Washington Post On Alaska’s Declining Crab Harvests
While Deadliest Catch has made Alaskan crab fishing a must-watch pastime for Discovery Channel viewers – we’ve profiled many of the show’s most fearless and eccentric characters – the Alaskan crab industry as a whole is not doing well, as this Washington Post report suggests. Here’s more:
The collapse of two of three major crab stocks in Alaska — there’s a third, bairdi crab, also called tanner crab, which is doing fine, but is a much smaller industry — is more than a gastronomic inconvenience for the one-percenters. It is the main source of income for many of the 65 communities that make up the Western Alaska Community Development Quota Program, which allocates a portion of the annual fish harvest of certain commercial species directly to coalitions of villages that, because of geographic isolation and diminished access to sources of income, have had limited economic opportunities, says Heather McCarty, a fisheries consultant in Juneau.
The program was established to provide economic and social benefits for residents of western Alaska, alleviating poverty in what often are Indigenous communities.
“I work in the Pribilof Islands for an Aleut community of 450 people, which is heavily invested in the crab quota,” McCarty said. On the island of St. Paul, Trident Seafoods has one of the largest crab processing plants in the world, employing as many as 400 workers during peak snow crab season in February. This February, it was quiet.
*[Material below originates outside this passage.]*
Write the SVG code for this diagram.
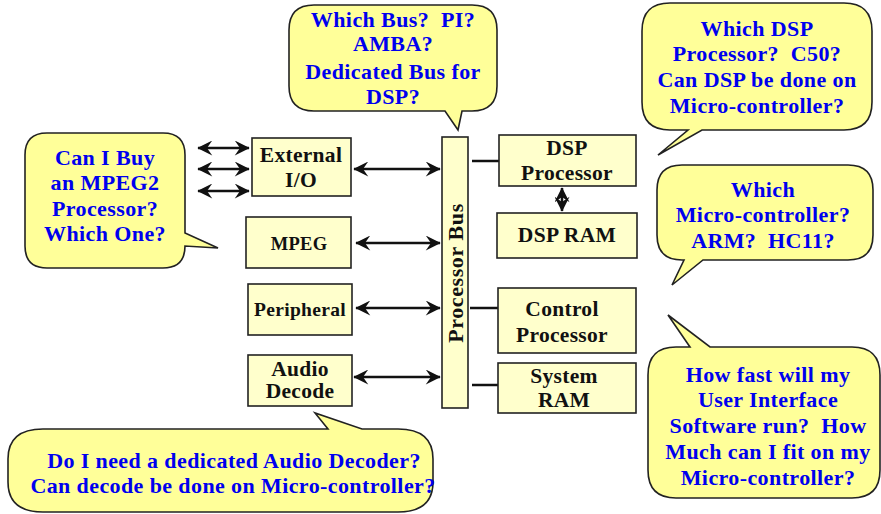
<svg xmlns="http://www.w3.org/2000/svg" width="881" height="514" viewBox="0 0 881 514">
<defs>
<style>
.bub{fill:#ffff99;stroke:#222;stroke-width:1.6}
.box{fill:#ffffcc;stroke:#222;stroke-width:1.6}
.bt{font-family:"Liberation Serif","Times New Roman",serif;font-weight:bold;font-size:22px;letter-spacing:0.4px;fill:#0000ee;text-anchor:middle;white-space:pre}
.kt{font-family:"Liberation Serif","Times New Roman",serif;font-weight:bold;font-size:21.5px;letter-spacing:0.3px;fill:#111;text-anchor:middle}
.ln{stroke:#111;stroke-width:2.5;fill:none}
.ar{stroke:#111;stroke-width:2.5;fill:none;marker-start:url(#ah);marker-end:url(#ah)}
</style>
<marker id="ah" viewBox="0 0 10 10" markerWidth="17" markerHeight="15" refX="9.5" refY="5" orient="auto-start-reverse" markerUnits="userSpaceOnUse">
<path d="M0,0 L10,5 L0,10 L3.5,5 Z" fill="#111"/>
</marker>
</defs>

<g id="connectors">
<line class="ar" x1="198" y1="148" x2="249" y2="148"/>
<line class="ar" x1="198" y1="169" x2="249" y2="169"/>
<line class="ar" x1="198" y1="191" x2="249" y2="191"/>
<line class="ar" x1="354" y1="169" x2="440" y2="169"/>
<line class="ar" x1="356" y1="243" x2="440" y2="243"/>
<line class="ar" x1="356" y1="308" x2="440" y2="308"/>
<line class="ar" x1="354" y1="377" x2="440" y2="377"/>
<line class="ln" x1="472" y1="161" x2="499" y2="161"/>
<line class="ln" x1="470" y1="308" x2="498" y2="308"/>
<line class="ln" x1="472" y1="385" x2="498" y2="385"/>
<line class="ar" x1="562" y1="188" x2="562" y2="211"/>
</g>

<g id="bus">
<rect class="box" x="442" y="137" width="26" height="271"/>
<text class="kt" transform="translate(463,273) rotate(-90)" style="font-size:22px;letter-spacing:0.6px">Processor Bus</text>
</g>
<g id="external-io">
<rect class="box" x="252" y="138" width="99" height="58"/>
<text class="kt" x="301" y="162">External</text>
<text class="kt" x="301" y="187">I/O</text>
</g>
<g id="mpeg">
<rect class="box" x="246" y="217" width="105" height="51"/>
<text class="kt" x="299" y="250" style="font-size:18.5px">MPEG</text>
</g>
<g id="peripheral">
<rect class="box" x="248" y="284" width="104" height="51"/>
<text class="kt" x="300" y="316" style="font-size:19.5px">Peripheral</text>
</g>
<g id="audio-decode">
<rect class="box" x="248" y="355" width="104" height="51"/>
<text class="kt" x="300" y="376">Audio</text>
<text class="kt" x="300" y="398">Decode</text>
</g>
<g id="dsp-processor">
<rect class="box" x="499" y="135" width="137" height="51"/>
<text class="kt" x="567" y="155">DSP</text>
<text class="kt" x="567" y="180">Processor</text>
</g>
<g id="dsp-ram">
<rect class="box" x="497" y="213" width="140" height="45"/>
<text class="kt" x="567" y="242">DSP RAM</text>
</g>
<g id="control-processor">
<rect class="box" x="498" y="288" width="138" height="65"/>
<text class="kt" x="562" y="316">Control</text>
<text class="kt" x="562" y="342">Processor</text>
</g>
<g id="system-ram">
<rect class="box" x="498" y="363" width="138" height="50"/>
<text class="kt" x="564" y="383">System</text>
<text class="kt" x="564" y="407">RAM</text>
</g>

<g id="bubble-mpeg">
<path class="bub" d="M47,133 H163 Q185,133 185,155 V233 L218,248 L185,246 V246 Q185,268 163,268 H47 Q25,268 25,246 V155 Q25,133 47,133 Z"/>
<text class="bt" x="105" y="165">Can I Buy</text>
<text class="bt" x="105" y="190">an MPEG2</text>
<text class="bt" x="105" y="216">Processor?</text>
<text class="bt" x="105" y="241">Which One?</text>
</g>
<g id="bubble-bus">
<path class="bub" d="M314,5 H472 Q497,5 497,30 V86 Q497,111 472,111 H462 L458,130 L445,111 H314 Q289,111 289,86 V30 Q289,5 314,5 Z"/>
<text class="bt" x="393" y="27">Which Bus?  PI?</text>
<text class="bt" x="393" y="51">AMBA?</text>
<text class="bt" x="393" y="79">Dedicated Bus for</text>
<text class="bt" x="393" y="104">DSP?</text>
</g>
<g id="bubble-dsp">
<path class="bub" d="M670,3 H844 Q872,3 872,31 V102 Q872,130 844,130 H702 L658,155 L688,130 H670 Q642,130 642,102 V31 Q642,3 670,3 Z"/>
<text class="bt" x="757" y="36">Which DSP</text>
<text class="bt" x="757" y="61">Processor?  C50?</text>
<text class="bt" x="757" y="87">Can DSP be done on</text>
<text class="bt" x="757" y="113">Micro-controller?</text>
</g>
<g id="bubble-micro">
<path class="bub" d="M682,165 H848 Q873,165 873,190 V235 Q873,260 848,260 H703 L672,285 L684,260 H682 Q657,260 657,235 V190 Q657,165 682,165 Z"/>
<text class="bt" x="763" y="197">Which</text>
<text class="bt" x="763" y="222">Micro-controller?</text>
<text class="bt" x="763" y="248">ARM?  HC11?</text>
</g>
<g id="bubble-ui">
<path class="bub" d="M676,347 H690 L668,315 L710,347 H852 Q880,347 880,375 V470 Q880,498 852,498 H676 Q648,498 648,470 V375 Q648,347 676,347 Z"/>
<text class="bt" x="768" y="382">How fast will my</text>
<text class="bt" x="768" y="407">User Interface</text>
<text class="bt" x="768" y="433">Software run?  How</text>
<text class="bt" x="768" y="459">Much can I fit on my</text>
<text class="bt" x="768" y="485">Micro-controller?</text>
</g>
<g id="bubble-audio">
<path class="bub" d="M43,429 H328 L315,413 L362,429 H398 Q433,429 433,459 V482 Q433,512 398,512 H43 Q8,512 8,482 V459 Q8,429 43,429 Z"/>
<text class="bt" x="234" y="468">Do I need a dedicated Audio Decoder?</text>
<text class="bt" x="233" y="493">Can decode be done on Micro-controller?</text>
</g>
</svg>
The story tries to break down several possibilities for the snow and king crab struggles, including climate change. But as one NOAA scientist said in the story, there’s not a clear-cut reason why the prized seafood is drying up in Alaskan waters:
“We don’t have data to specifically say what happened,” said the National Oceanic and Atmospheric Administration’s Bob Foy, the science and research director of the agency’s Alaska Fisheries Science Center. “What we know is that we had extreme heat wave in 2019, and we had numerous fish and crab stocks moving into areas they hadn’t been historically. The fishery moved its effort toward the northwest.”